All edits made will be saved by the Query Editor. Each time this query connects to the data source, these same operations will be carried out, so that the data is always formatted in the same way.
This process will be done each time you use the query in Power BI Desktop, or for any person who uses your shared query, as in the Power BI service. These steps are captured, in a sequential manner, in the Query Settings window, under Applied Steps.
The above illustration shows the Query settings window which has been formatted. Note that in Query Settings, the Applied Steps section displays the edits made. To delete any step in the formatting process, simply select the step you want to remove, and click the X to the left of the step.
To make edits in the Query Editor and load them in Power BI Desktop, click Close and Apply in the home banner.
Other edits can be made after the table has been loaded, and you can re-load a template in order to apply the edits made. But for now, we’ll stop here. In the Report view in Power BI Desktop, you can start generating reports.
"Relationship" view: Connect several data sources to each other
Your business might benefit from the table merging features available in Power BI: manage relationships.
Let’s take an example with the CRM table below, which contains "city" information which is also available in the Cities table. Merging these 2 will enable us to make tables and graphs using all information contained in these 2 tables.
To do this, let’s go into the "Relationship" view.
Once you’ve merged two tables with a relationship, you can use the data from both tables as if it were a single table. In this way, you won’t have to worry about details of the relationship, and you won’t need to flatten these tables into a single table before importing them.
In many cases, Power BI Desktop can automatically create relationships for you. Nonetheless, if Power BI Desktop cannot determine with a high degree of certitude that a relationship between two tables must exist, it will not automatically create a relationship. In this case, you’ll have to create it yourself.
By clicking on the "Relationship" view, different potential relationships are automatically displayed, showing relations between one or several tables with a single-direction or bi-directional arrow.
To customise other relationships or edit existing relationships, click on "Manage Relationships".
A window will open. Click on "New".
A new "Create Relationship" window will open, letting you select tables between which to create a relationship.
In the drop-down list, choose among the created tables, and click on the columns to merge. Selected columns appear in grey.
It is now very important to choose the best cardinality.

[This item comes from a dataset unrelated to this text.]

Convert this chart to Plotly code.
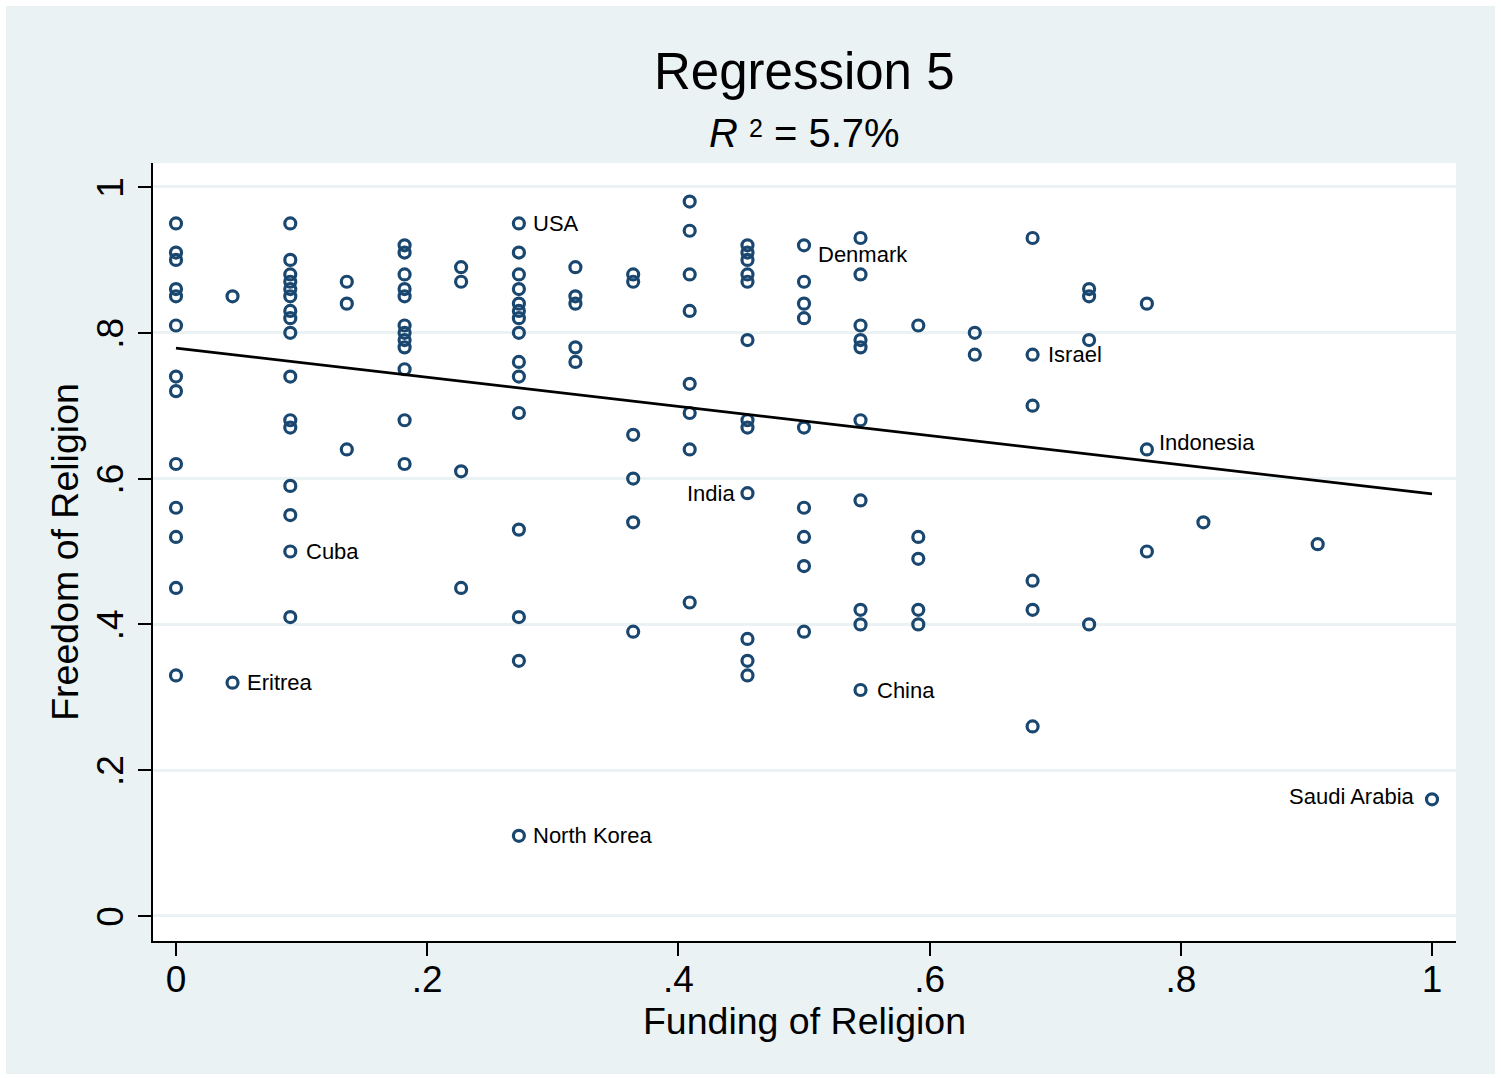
import plotly.graph_objects as go

# Funding of religion (x) and freedom of religion (y), one entry per country
funding = (
    [0.0] * 13
    + [0.045] * 2
    + [0.091] * 16
    + [0.136] * 3
    + [0.182] * 12
    + [0.227] * 4
    + [0.273] * 15
    + [0.318] * 5
    + [0.364] * 6
    + [0.409] * 8
    + [0.455] * 12
    + [0.5] * 9
    + [0.545] * 10
    + [0.591] * 5
    + [0.636] * 2
    + [0.682] * 6
    + [0.727] * 4
    + [0.773] * 3
    + [0.818] * 1
    + [0.909] * 1
    + [1.0] * 1
)

freedom = (
    [0.95, 0.91, 0.90, 0.86, 0.85, 0.81, 0.74, 0.72, 0.62, 0.56, 0.52, 0.45, 0.33]
    + [0.85, 0.32]
    + [0.95, 0.90, 0.88, 0.87, 0.86, 0.85, 0.83, 0.82, 0.80, 0.74, 0.68, 0.67, 0.59, 0.55, 0.50, 0.41]
    + [0.87, 0.84, 0.64]
    + [0.92, 0.91, 0.88, 0.86, 0.85, 0.81, 0.80, 0.79, 0.78, 0.75, 0.68, 0.62]
    + [0.89, 0.87, 0.61, 0.45]
    + [0.95, 0.91, 0.88, 0.86, 0.84, 0.83, 0.82, 0.80, 0.76, 0.74, 0.69, 0.53, 0.41, 0.35, 0.11]
    + [0.89, 0.85, 0.84, 0.78, 0.76]
    + [0.88, 0.87, 0.66, 0.60, 0.54, 0.39]
    + [0.98, 0.94, 0.88, 0.83, 0.73, 0.69, 0.64, 0.43]
    + [0.92, 0.91, 0.90, 0.88, 0.87, 0.79, 0.68, 0.67, 0.58, 0.38, 0.35, 0.33]
    + [0.92, 0.87, 0.84, 0.82, 0.67, 0.56, 0.52, 0.48, 0.39]
    + [0.93, 0.88, 0.81, 0.79, 0.78, 0.68, 0.57, 0.42, 0.40, 0.31]
    + [0.81, 0.52, 0.49, 0.42, 0.40]
    + [0.80, 0.77]
    + [0.93, 0.77, 0.70, 0.46, 0.42, 0.26]
    + [0.86, 0.85, 0.79, 0.40]
    + [0.84, 0.64, 0.50]
    + [0.54]
    + [0.51]
    + [0.16]
)

# Named countries
label_names = ["USA", "Denmark", "Israel", "Indonesia", "India", "Cuba",
               "Eritrea", "China", "North Korea", "Saudi Arabia"]
label_funding = [0.273, 0.5, 0.682, 0.773, 0.455, 0.091, 0.045, 0.545, 0.273, 1.0]
label_freedom = [0.95, 0.92, 0.77, 0.64, 0.58, 0.50, 0.32, 0.31, 0.11, 0.16]

# Fitted regression line (endpoints)
fit_funding = [0.0, 1.0]
fit_freedom = [0.779, 0.579]

tick_vals = [0, 0.2, 0.4, 0.6, 0.8, 1]
tick_text = ["0", ".2", ".4", ".6", ".8", "1"]

title_text = "Regression 5"
subtitle_text = ("<i>R</i> <span style='font-size:25px;baseline-shift:10px'>2</span>"
                 " = 5.7%")
x_title = "Funding of Religion"
y_title = "Freedom of Religion"

FONT = "Liberation Sans, Arial, Helvetica, sans-serif"
NAVY = "#1A476F"
BG = "#EAF2F3"

# label placement: (side, xshift, yshift)
placement = {
    "USA": ("left", 12, 0),
    "Denmark": ("left", 12, -9),
    "Israel": ("left", 13, 0),
    "Indonesia": ("left", 10, 7),
    "India": ("right", -10, 0),
    "Cuba": ("left", 14, 0),
    "Eritrea": ("left", 12, 0),
    "China": ("left", 14, 0),
    "North Korea": ("left", 12, 0),
    "Saudi Arabia": ("right", -15, 3),
}

fig = go.Figure()

fig.add_trace(go.Scatter(
    x=funding, y=freedom, mode="markers",
    marker=dict(symbol="circle-open", size=11, color=NAVY,
                line=dict(width=3.2, color=NAVY)),
    showlegend=False, hoverinfo="skip",
))

fig.add_trace(go.Scatter(
    x=fit_funding, y=fit_freedom, mode="lines",
    line=dict(color="black", width=2.6),
    showlegend=False, hoverinfo="skip",
))

annotations = []
for name, xv, yv in zip(label_names, label_funding, label_freedom):
    side, dx, dy = placement[name]
    annotations.append(dict(
        x=xv, y=yv, xref="x", yref="y", text=name, showarrow=False,
        xanchor=side, yanchor="middle", xshift=dx, yshift=dy,
        font=dict(family=FONT, size=22, color="black"),
    ))

annotations.append(dict(
    x=0.5, y=1.117, xref="paper", yref="paper", text=title_text,
    showarrow=False, xanchor="center", yanchor="middle",
    font=dict(family=FONT, size=51, color="black"),
))
annotations.append(dict(
    x=0.5, y=1.0386, xref="paper", yref="paper", text=subtitle_text,
    showarrow=False, xanchor="center", yanchor="middle",
    font=dict(family=FONT, size=40, color="black"),
))

# plot geometry in pixels
W, H = 1501, 1078
ml, mr, mt, mb = 153, 45, 163, 137
pw = W - ml - mr
ph = H - mt - mb

def px_x(p):
    return (p - ml) / pw

def px_y(p):
    return (H - mb - p) / ph

shapes = [
    # graph region (tinted) inside a thin white frame
    dict(type="rect", xref="paper", yref="paper", layer="below",
         x0=px_x(6), x1=px_x(1495), y0=px_y(1074), y1=px_y(6),
         fillcolor=BG, line=dict(width=0)),
    # plot region
    dict(type="rect", xref="paper", yref="paper", layer="below",
         x0=0, x1=1, y0=0, y1=1, fillcolor="white", line=dict(width=0)),
]

fig.update_layout(
    width=W, height=H,
    margin=dict(l=ml, r=mr, t=mt, b=mb, pad=0),
    paper_bgcolor="white",
    plot_bgcolor="white",
    font=dict(family=FONT, color="black"),
    annotations=annotations,
    shapes=shapes,
    showlegend=False,
)

fig.update_xaxes(
    range=[-0.01831, 1.01911],
    tickvals=tick_vals, ticktext=tick_text,
    tickfont=dict(family=FONT, size=37, color="black"),
    ticks="outside", ticklen=13, tickwidth=2, tickcolor="black",
    ticklabelstandoff=-8,
    showline=True, linecolor="black", linewidth=2,
    showgrid=False, zeroline=False,
    title=dict(text=x_title, font=dict(family=FONT, size=37.5, color="black"),
               standoff=0),
)

fig.update_yaxes(
    range=[-0.0343, 1.0329],
    tickvals=tick_vals, ticktext=tick_text, tickangle=-90,
    tickfont=dict(family=FONT, size=37, color="black"),
    ticks="outside", ticklen=13, tickwidth=2, tickcolor="black",
    ticklabelshift=6,
    showline=True, linecolor="black", linewidth=2,
    showgrid=True, gridcolor=BG, gridwidth=2.5,
    zeroline=False,
    title=dict(text=y_title, font=dict(family=FONT, size=37.5, color="black"),
               standoff=0),
)

fig.write_html("out.html")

Many-to-One (*:1): This is the default type, and the most common. This means the column in one table can have more than one instance of a value, and the other related table, often known as the Lookup table, has only one instance of a value.
One-to-one (1:1): This means the column in one table has only one instance of a particular value, and the other related table has only one instance of a particular value. For more information about modifying cardinality, please see Power BI’s online documentation (https://powerbi.microsoft.com/en-us/documentation/powerbi-desktop-create-and-manage-relationships/ ).

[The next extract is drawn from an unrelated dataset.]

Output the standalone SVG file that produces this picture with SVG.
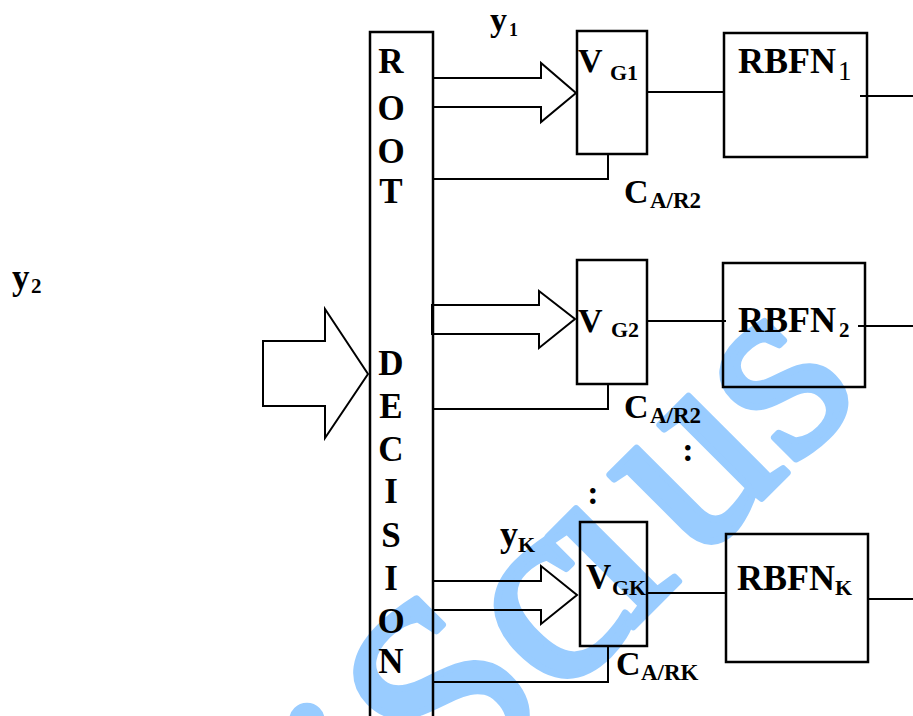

When the "Make this relationship active" option has been selected, the relationship serves as the active, default relationship. If there are more than one relationships between two tables, the active relationship provides a way for Power BI Desktop to automatically create visualizations that include both tables.

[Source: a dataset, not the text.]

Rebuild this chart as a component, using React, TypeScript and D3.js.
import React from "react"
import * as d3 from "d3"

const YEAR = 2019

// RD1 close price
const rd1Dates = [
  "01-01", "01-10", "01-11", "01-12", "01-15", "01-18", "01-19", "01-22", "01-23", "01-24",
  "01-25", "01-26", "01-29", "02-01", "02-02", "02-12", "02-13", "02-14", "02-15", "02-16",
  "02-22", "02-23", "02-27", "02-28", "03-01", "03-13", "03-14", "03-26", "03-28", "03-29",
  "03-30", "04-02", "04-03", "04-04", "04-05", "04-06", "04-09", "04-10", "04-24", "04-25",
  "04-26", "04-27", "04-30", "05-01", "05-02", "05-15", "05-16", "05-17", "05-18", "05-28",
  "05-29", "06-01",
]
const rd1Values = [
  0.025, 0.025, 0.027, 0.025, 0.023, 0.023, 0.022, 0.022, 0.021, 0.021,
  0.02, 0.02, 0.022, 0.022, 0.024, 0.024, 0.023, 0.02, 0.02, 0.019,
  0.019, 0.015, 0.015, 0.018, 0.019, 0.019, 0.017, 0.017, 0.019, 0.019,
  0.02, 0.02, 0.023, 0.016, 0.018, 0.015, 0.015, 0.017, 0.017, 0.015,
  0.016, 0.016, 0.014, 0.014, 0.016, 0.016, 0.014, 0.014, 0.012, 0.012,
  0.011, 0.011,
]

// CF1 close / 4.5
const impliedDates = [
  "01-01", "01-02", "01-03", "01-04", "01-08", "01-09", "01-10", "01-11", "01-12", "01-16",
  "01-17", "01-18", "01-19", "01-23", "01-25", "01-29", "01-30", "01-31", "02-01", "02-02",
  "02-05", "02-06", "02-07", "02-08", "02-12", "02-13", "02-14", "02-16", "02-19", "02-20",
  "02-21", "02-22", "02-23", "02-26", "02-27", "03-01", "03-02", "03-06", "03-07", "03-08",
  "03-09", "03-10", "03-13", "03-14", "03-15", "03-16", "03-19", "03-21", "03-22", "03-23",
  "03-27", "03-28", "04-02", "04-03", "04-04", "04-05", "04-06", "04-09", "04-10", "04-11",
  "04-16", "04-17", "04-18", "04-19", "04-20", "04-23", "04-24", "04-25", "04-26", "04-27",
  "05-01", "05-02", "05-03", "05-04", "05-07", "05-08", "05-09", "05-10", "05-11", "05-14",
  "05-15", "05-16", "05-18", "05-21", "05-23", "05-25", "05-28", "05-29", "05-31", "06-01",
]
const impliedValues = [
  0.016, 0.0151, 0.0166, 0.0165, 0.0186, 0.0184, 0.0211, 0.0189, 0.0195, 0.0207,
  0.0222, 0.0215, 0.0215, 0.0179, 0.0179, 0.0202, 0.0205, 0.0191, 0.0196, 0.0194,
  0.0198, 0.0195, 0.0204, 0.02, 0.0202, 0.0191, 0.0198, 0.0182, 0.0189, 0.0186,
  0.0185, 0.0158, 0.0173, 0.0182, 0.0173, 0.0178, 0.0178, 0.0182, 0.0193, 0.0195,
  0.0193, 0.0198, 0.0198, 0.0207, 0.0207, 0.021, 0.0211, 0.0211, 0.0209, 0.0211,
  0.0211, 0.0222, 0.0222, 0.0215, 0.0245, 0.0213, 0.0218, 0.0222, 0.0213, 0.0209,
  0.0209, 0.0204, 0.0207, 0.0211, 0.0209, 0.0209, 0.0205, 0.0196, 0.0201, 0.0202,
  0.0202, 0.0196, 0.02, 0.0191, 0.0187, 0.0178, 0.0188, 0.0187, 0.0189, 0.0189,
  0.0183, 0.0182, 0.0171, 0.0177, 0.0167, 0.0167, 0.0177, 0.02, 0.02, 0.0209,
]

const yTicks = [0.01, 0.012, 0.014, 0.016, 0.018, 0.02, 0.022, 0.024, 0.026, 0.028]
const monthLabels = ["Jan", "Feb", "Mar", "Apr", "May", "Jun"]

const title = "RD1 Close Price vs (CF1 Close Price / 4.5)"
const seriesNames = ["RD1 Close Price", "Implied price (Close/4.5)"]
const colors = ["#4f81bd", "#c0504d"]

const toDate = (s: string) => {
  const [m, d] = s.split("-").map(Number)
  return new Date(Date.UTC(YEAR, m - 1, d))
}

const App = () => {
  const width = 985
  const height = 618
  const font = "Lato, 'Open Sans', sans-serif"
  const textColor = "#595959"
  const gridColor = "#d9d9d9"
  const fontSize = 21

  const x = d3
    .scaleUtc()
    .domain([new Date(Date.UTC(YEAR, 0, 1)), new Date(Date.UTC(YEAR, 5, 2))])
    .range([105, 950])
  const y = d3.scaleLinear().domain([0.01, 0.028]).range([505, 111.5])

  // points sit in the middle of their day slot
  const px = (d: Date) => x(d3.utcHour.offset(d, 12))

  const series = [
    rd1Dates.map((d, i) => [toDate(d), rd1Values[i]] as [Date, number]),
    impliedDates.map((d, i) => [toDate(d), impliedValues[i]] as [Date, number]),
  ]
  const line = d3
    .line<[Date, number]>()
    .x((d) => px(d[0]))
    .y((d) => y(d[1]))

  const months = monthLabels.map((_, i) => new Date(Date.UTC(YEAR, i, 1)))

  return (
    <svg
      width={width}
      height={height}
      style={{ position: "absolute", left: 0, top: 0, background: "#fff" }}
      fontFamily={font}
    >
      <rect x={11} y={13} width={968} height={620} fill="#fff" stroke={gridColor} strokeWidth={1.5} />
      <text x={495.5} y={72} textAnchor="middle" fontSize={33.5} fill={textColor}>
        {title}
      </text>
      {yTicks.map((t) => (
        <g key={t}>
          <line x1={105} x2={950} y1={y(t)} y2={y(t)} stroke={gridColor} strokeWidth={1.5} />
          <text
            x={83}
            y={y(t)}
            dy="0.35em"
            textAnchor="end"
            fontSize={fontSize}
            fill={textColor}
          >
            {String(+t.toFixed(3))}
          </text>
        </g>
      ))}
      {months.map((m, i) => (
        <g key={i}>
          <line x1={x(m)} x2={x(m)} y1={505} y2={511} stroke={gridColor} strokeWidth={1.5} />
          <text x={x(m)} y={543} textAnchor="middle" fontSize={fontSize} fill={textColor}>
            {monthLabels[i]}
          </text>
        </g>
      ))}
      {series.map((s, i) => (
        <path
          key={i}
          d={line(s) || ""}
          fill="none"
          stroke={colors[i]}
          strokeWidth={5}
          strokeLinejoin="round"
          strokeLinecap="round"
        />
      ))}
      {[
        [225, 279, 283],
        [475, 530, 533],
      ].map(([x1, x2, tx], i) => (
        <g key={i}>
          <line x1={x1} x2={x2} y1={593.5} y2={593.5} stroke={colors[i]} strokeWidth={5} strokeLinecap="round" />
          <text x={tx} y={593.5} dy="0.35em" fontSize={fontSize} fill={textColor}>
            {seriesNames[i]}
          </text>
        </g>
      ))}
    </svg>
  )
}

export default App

For more information about making a specific relationship active, please see Power BI’s online documentation (https://powerbi.microsoft.com/en-us/documentation/powerbi-desktop-create-and-manage-relationships/ ).
The new relationship will show up in your list of already existing relationships.
See a visual representation of relationships that have been created.
Use relationships in the "Relationship" view to visualise your creations. If you select fields from several related tables, their data will automatically be aggregated.
Here, for example, after merging the Cities and CRM tables, and then CRM and Profile, we get a dashboard listing the cities and regions of identified visitors, as well as profile qualification (beginner, average, expert).
"Report" view: format data
Build your report
You can reduce the "Visualisations" and "Fields" windows by selecting the small pointer arrow at the top right of each window. When you edit visualisations, you’ll also notice the presence of small arrows pointing up or sideways, which means you can expand or reduce these sections.
To create a visualisation, simply drag a field from the Fields list into the Relationship view. By dragging and dropping fields, you can format your data in a way that’s adapted to and recommended by Power BI.
Please note that the "Visualisations" window offers different types of graphs, so it’s possible to modify your graphs based on your needs.
Now that you have a relatively complete Power BI Desktop report, you can share it with other users of the Power BI service.
There are several ways to share your work:
- To publish on Power BI Online, load the file .pbix directly from Power BI Desktop
- Save the file .pbix and sen dit like any other file
Let’s start by publishing on the Power BI service directly from Power BI Desktop. In the home ribbon, select Publish.
You might be asked to log in to Power BI.
Once you’re logged in and the publishing process is complete, a dialog box will pop up will show successful action.
When you’re logged in to Power BI, the Power BI Desktop file that you’ve just loaded will appear in the Dashboards, Reports, and Data sets sections.
If any errors occur, please start again or try to publish your report using the second method.
Another way of sharing your work involves loading it from the Power BI service. The following link lets you access the Power BI service in a browser:
Click on Get data to start loading your Power BI Desktop report.
The Get data page opens, in which you’ll be able to select the source of your data. In the present case, select Get in the Files box. The Files view will appear. In our case, we’re going to select Local File.
Choose the file on your computer.
Once the file has been loaded, you can select it in Relationships, in the left-hand window of Power BI service.
Make the most of all your reports created in Power BI Online.To learn more about Power BI Online, please see the available user guide (contact the Centre Support).
Activating this partnership activates the export of AT Internet data into PowerBi. Only the data necessary for the proper functioning of the bridge are exported.